I prepared three power points (which I later condensed into one presentation) tackling the history and heritage of Filipino comics (how I wish I were Gerry Alanguilan instead whose advocacy and passion for this topic is expressed in his near-encyclopedic knowledge), the multi-step process of putting together a comic book and general guidelines I follow when writing comics (or just about anything). I'm glad I took the extra time to pepper my slides with various comic book artwork, logos and symbols to illustrate my point - it became a side-game for the kids to identity what was what.

I am used to public speaking and have addressed audiences of various sizes and compositions throughout my life, but this was my first time to speak to a large group of 11-13 year old boys - and it was quite different from what I expected. I was concerned that much of what I was saying was not of specific interest to them, but as soon as the formal session ended, several waves of kids came up to ask questions of all sorts(maybe they were intimidated by the formal Q&A), show artwork, talk about writing, and of course, comics. If even just one of these boys grows up to produce a comic book or a work of speculative fiction, I'll be ecstatic (hope rears its head whenever I give a talk like this, and, at the end of the day, you can only hope for the best anyway).

Before and after the talk, I was interviewed for the school website and I took the chance to expound on several key elements of my advocacy. While I believe in and fully spoort the creaiton of Filipino comics, one of my goals is to raise the bar in terms of quality and storytelling - to create literature that in time can stand toe-to-toe with the corpus of Philippine letters.
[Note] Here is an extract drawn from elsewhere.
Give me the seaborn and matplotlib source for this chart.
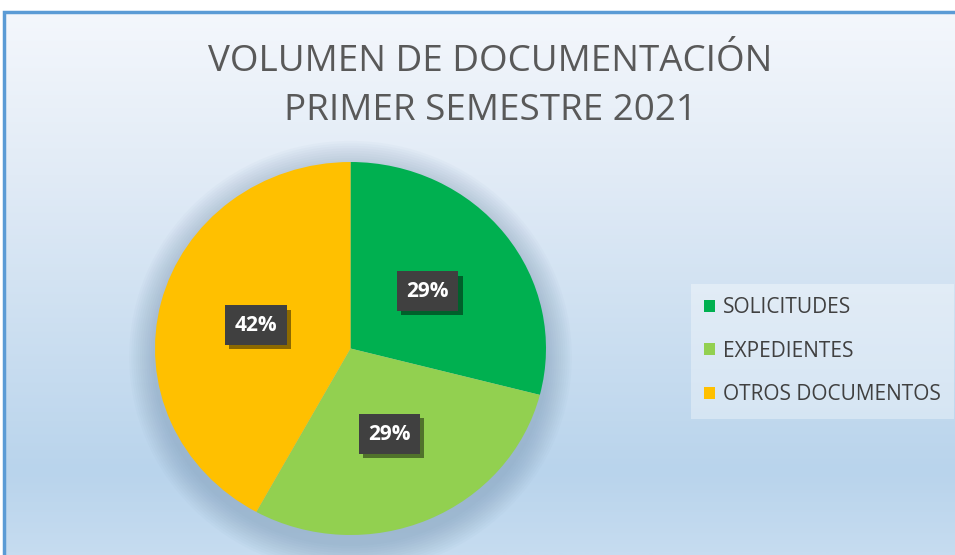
import numpy as np
import matplotlib
matplotlib.use('Agg')
import matplotlib.pyplot as plt
import matplotlib.patheffects as pe
from matplotlib.patches import Ellipse
from matplotlib.colors import LinearSegmentedColormap
import seaborn as sns

# data
categories = ['SOLICITUDES', 'EXPEDIENTES', 'OTROS DOCUMENTOS']
values = [29, 29, 42]
colors = ['#00B050', '#92D050', '#FFC000']
title_lines = ['VOLUMEN DE DOCUMENTACIÓN', 'PRIMER SEMESTRE 2021']

sns.set_theme(style='white')
plt.rcParams['font.family'] = ['Open Sans', 'DejaVu Sans']

W, H = 955, 555
fig = plt.figure(figsize=(W / 100, H / 100), dpi=100)
fig.patch.set_facecolor('white')

# background gradient (chart area)
bg = fig.add_axes([4 / W, 0, 1 - 4 / W + 0.01, (H - 12) / H])
bg_cmap = LinearSegmentedColormap.from_list(
    'bg', [(0.0, '#F4F7FC'), (0.3, '#E1EBF6'), (0.85, '#B9D4EC'), (1.0, '#C6DCF0')])
grad = np.linspace(0, 1, 300).reshape(-1, 1)
bg.imshow(grad, aspect='auto', cmap=bg_cmap, extent=[0, 1, 1, 0])
bg.set_xlim(0, 1)
bg.set_ylim(1, 0)
bg.axis('off')
bg.plot([0, 0, 1], [1, 0, 0], color='#5B9BD5', lw=2.5, clip_on=False,
        solid_capstyle='butt', solid_joinstyle='miter')

# pie axes (slightly elliptical, as in the reference)
cx, cy, rx, ry = 350.5, 348.5, 195.5, 186.5
ax = fig.add_axes([(cx - rx) / W, (H - cy - ry) / H, 2 * rx / W, 2 * ry / H])
ax.patch.set_alpha(0)

# soft shadow
for k in range(12):
    grow = 0.011 * (12 - k)
    ax.add_patch(Ellipse((0, -0.045), 2 * (1 + grow), 2 * (1 + grow * 1.2),
                         facecolor='#6A88A6', alpha=0.035, lw=0, clip_on=False, zorder=0))

wedges, texts, autotexts = ax.pie(
    values, colors=colors, startangle=90, counterclock=False,
    autopct='%1.0f%%', pctdistance=0.5,
    wedgeprops=dict(linewidth=0),
    textprops=dict(color='white', fontsize=15, fontweight='bold'))
for w in wedges:
    w.set_zorder(2)
for t in autotexts:
    t.set_zorder(5)
    t.set_bbox(dict(boxstyle='square,pad=0.45', facecolor='#404040', edgecolor='none'))
    t.get_bbox_patch().set_path_effects(
        [pe.SimplePatchShadow(offset=(3, -3), shadow_rgbFace='black', alpha=0.45), pe.Normal()])
ax.set_aspect('auto')
ax.set_xlim(-1, 1)
ax.set_ylim(-1, 1)
ax.axis('off')

# title
fig.text(490 / W, 1 - 71 / H, title_lines[0], ha='center', va='baseline',
         fontsize=26.5, color='#595959')
fig.text(490 / W, 1 - 120 / H, title_lines[1], ha='center', va='baseline',
         fontsize=26.5, color='#595959')

# legend
leg = fig.legend(wedges, categories, loc='upper left',
                 bbox_to_anchor=(697 / W, 1 - 290 / H),
                 frameon=True, fontsize=15, labelcolor='#404040',
                 handlelength=0.5, handleheight=0.5, handletextpad=0.4,
                 labelspacing=1.08, borderpad=0.35, borderaxespad=0)
leg.get_frame().set_facecolor('white')
leg.get_frame().set_alpha(0.35)
leg.get_frame().set_edgecolor('none')
leg.get_frame().set_boxstyle('square')

fig.savefig('out.png', dpi=100)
I also wanted to show that creating a comic book is not an easy task, that in the multiple steps that are necessary, it takes discipline and drive. Creativity is not enough, after all, given the fact that production, marketing, distribution, collection, publicity and more are part of business plan. And finally, how important it is for me that people read in the first place, whether comics or books or whatever, as long as begin to read and continue to read.

Read School Librarian in Action for Zarah's take on our visit. Thanks again, Zarah!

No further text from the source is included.